Build a sturdy frame for your kennel using 1-by-2-inch or larger lumber, depending on how big your kennel will be. A spacious kennel with a 4-by-4-foot base that stands 5 feet tall will make a perfect "motel" room. Build four 4-foot squares and connect three of them with uprights on the inside. Reserve the fourth square to make a top for the kennel. Reinforce tall kennels with extra lateral bracing every 3 feet or diagonal "Z"-bars. Keep bracing on the outside so vertical members can support interior structures.
Furnish your cat's kennel, which will serve as her temporary home, with her habits and preferences in mind. Add plywood perches cover covered with carpet scraps across the kennel at different levels to provide steps for play and scratching that also protect paw pads and mouths from splinters. If you have a climber, attach an upholstered pole diagonally across the kennel for "cat crazy" time. Before attaching perches and "trees," sand edges and varnish or paint the entire frame with nontoxic paint (the kind recommended for children's toys). Allow the paint dry completely before permanently installing the amenities.
Wrap vinyl-coated welded wire (available at home and hardware stores) around the kennel and secure it along the uprights with heavy staples or brads. If vinyl-coated wire is not available, make your own using galvanised welded wire and vinyl paint. Vinyl paint requires a two-step process, so allow plenty of time if you have to do the painting yourself. Use 14 gauge wire and buy fencing that has openings no larger than 2 by 3 inches. Many cats can get through---or get stuck---in larger weaves. If you have kittens, use the 1-by-1-inch weave; kittens have an amazing capacity for getting halfway through almost anything. Add a door to the top of the kennel by covering the fourth 4-by-4-foot square with fence wire and attaching it to the top of the frame with a piano hinge. Add a hook or padlock latch to the opposite side to prevent escapes.

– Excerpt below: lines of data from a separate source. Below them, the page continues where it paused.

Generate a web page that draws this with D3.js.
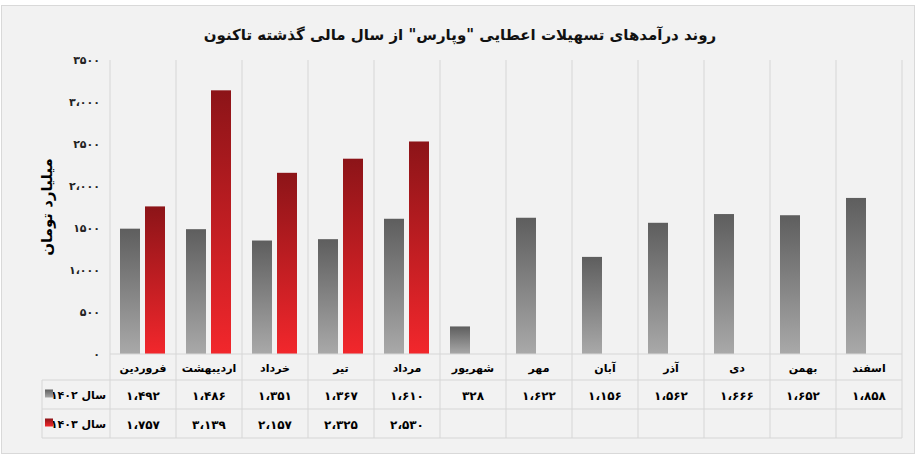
<!DOCTYPE html>
<html><head><meta charset="utf-8">
<script src="https://cdn.jsdelivr.net/npm/d3@7"></script>
<style>body{margin:0;background:#fff}svg{font-family:"DejaVu Sans",sans-serif}</style>
</head><body><div id="chart"></div>
<script>
const months = ["فروردین","اردیبهشت","خرداد","تیر","مرداد","شهریور","مهر","آبان","آذر","دی","بهمن","اسفند"];
const y1402 = [1492,1486,1351,1367,1610,328,1622,1156,1562,1666,1652,1858];
const y1403 = [1757,3139,2157,2325,2530];
const seriesNames = ["سال ۱۴۰۲","سال ۱۴۰۳"];
const yTicks = [0,500,1000,1500,2000,2500,3000,3500];

const W = 917, H = 457;
const mLeft = 110, mRight = 902, mTop = 60, mBottom = 354;
const fa = n => {
  let s = n >= 1000 ? Math.floor(n/1000) + "،" + String(n%1000).padStart(3,"0") : String(n);
  return s.replace(/\d/g, d => "۰۱۲۳۴۵۶۷۸۹"[d]);
};
const tickFmt = n => n % 1000 === 0 ? fa(n) : fa(n).replace("،","");

const svg = d3.select("#chart").append("svg").attr("width", W).attr("height", H);
svg.append("rect").attr("x",1.5).attr("y",5.5).attr("width",W-4).attr("height",H-9)
  .attr("fill","#f2f2f2").attr("stroke","#d9d9d9");

const defs = svg.append("defs");
const grad = (id, c1, c2) => {
  const g = defs.append("linearGradient").attr("id", id).attr("x1",0).attr("x2",0).attr("y1",0).attr("y2",1);
  g.append("stop").attr("offset","0%").attr("stop-color",c1);
  g.append("stop").attr("offset","100%").attr("stop-color",c2);
};
grad("g1","#5e5e5e","#a9a9a9");
grad("g2","#8c1418","#f2272c");

svg.append("text").attr("x",460).attr("y",40).attr("text-anchor","middle")
  .attr("font-size",15).attr("font-weight","bold").attr("fill","#111")
  .text('روند درآمدهای تسهیلات اعطایی "وپارس" از سال مالی گذشته تاکنون');

const x = d3.scaleBand().domain(months).range([mLeft, mRight]);
const y = d3.scaleLinear().domain([0,3500]).range([mBottom, mTop]);

// category separators
svg.append("g").selectAll("line").data(d3.range(months.length+1)).join("line")
  .attr("x1", i => mLeft + i*x.step()).attr("x2", i => mLeft + i*x.step())
  .attr("y1", mTop).attr("y2", 438).attr("stroke","#d6d6d6");

svg.append("g").selectAll("text").data(yTicks).join("text")
  .attr("x", 100).attr("y", d => y(d)+4).attr("text-anchor","end")
  .attr("font-size",11).attr("font-weight","bold").attr("fill","#222")
  .text(tickFmt);

svg.append("text").attr("transform",`translate(52,207) rotate(-90)`)
  .attr("text-anchor","middle").attr("font-size",15).attr("font-weight","bold")
  .text("میلیارد تومان");

const bw = 20;
svg.append("g").selectAll("rect").data(y1402).join("rect")
  .attr("x",(d,i)=>x(months[i]) + 10).attr("width",bw)
  .attr("y",d=>y(d)).attr("height",d=>mBottom-y(d)).attr("fill","url(#g1)");
svg.append("g").selectAll("rect").data(y1403).join("rect")
  .attr("x",(d,i)=>x(months[i]) + 35).attr("width",bw)
  .attr("y",d=>y(d)).attr("height",d=>mBottom-y(d)).attr("fill","url(#g2)");

// table
const rows = [354, 380, 409, 438];
const tg = svg.append("g").attr("stroke","#d6d6d6");
tg.append("line").attr("x1",mLeft).attr("x2",mRight).attr("y1",rows[0]).attr("y2",rows[0]);
[1,2,3].forEach(r => tg.append("line").attr("x1",42).attr("x2",mRight).attr("y1",rows[r]).attr("y2",rows[r]));
tg.append("line").attr("x1",42).attr("x2",42).attr("y1",rows[1]).attr("y2",rows[3]);

svg.append("g").selectAll("text").data(months).join("text")
  .attr("x", d => x(d)+x.bandwidth()/2).attr("y",372).attr("text-anchor","middle")
  .attr("font-size",11).attr("font-weight","bold").text(d=>d);
[y1402, y1403].forEach((arr, r) => {
  const cy = (rows[r+1]+rows[r+2])/2;
  svg.append("g").selectAll("text").data(arr).join("text")
    .attr("x",(d,i)=>x(months[i])+x.bandwidth()/2).attr("y",cy+5)
    .attr("text-anchor","middle").attr("font-size",12).attr("font-weight","bold").text(d=>fa(d));
  svg.append("text").attr("x",106).attr("y",cy+4).attr("text-anchor","end")
    .attr("font-size",11).attr("font-weight","bold").text(seriesNames[r]);
  svg.append("rect").attr("x",45).attr("y",cy-5).attr("width",8).attr("height",8)
    .attr("fill", r ? "url(#g2)" : "url(#g1)");
});
</script></body></html>
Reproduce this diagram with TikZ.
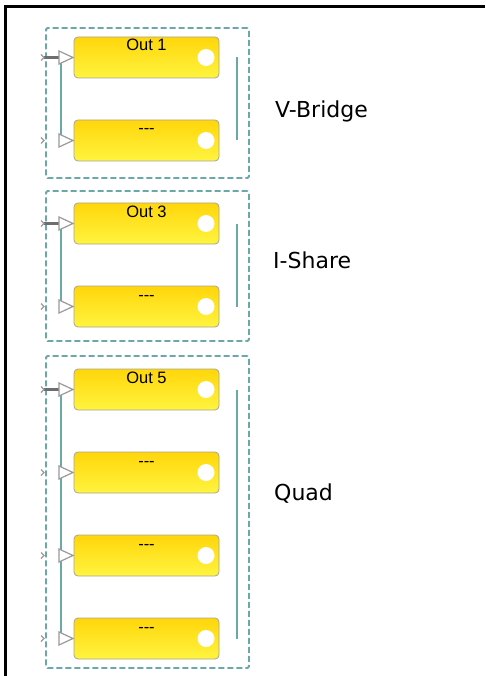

Equip the kennel with a cat bed or carpeted pad and with food, water dishes on a mat (boot mats work well) and a litter box in the bottom of the kennel. Position the kennel by a sunny window or in the between rooms where she can see everything---wherever she'll be happiest.
Tips and warnings
- If your cat's an escape artist (or a kitten with no sense whatsoever), fill any spaces between horizontal wood frames and fencing wire by fitting a second piece of wood to the upright between the horizontals and staple wire along all parts of the frame. Even if he's a lazy guy, staple the wire to the uprights as well as the horizontal parts of the frame so Max can't get his head stuck between the wire and the frame.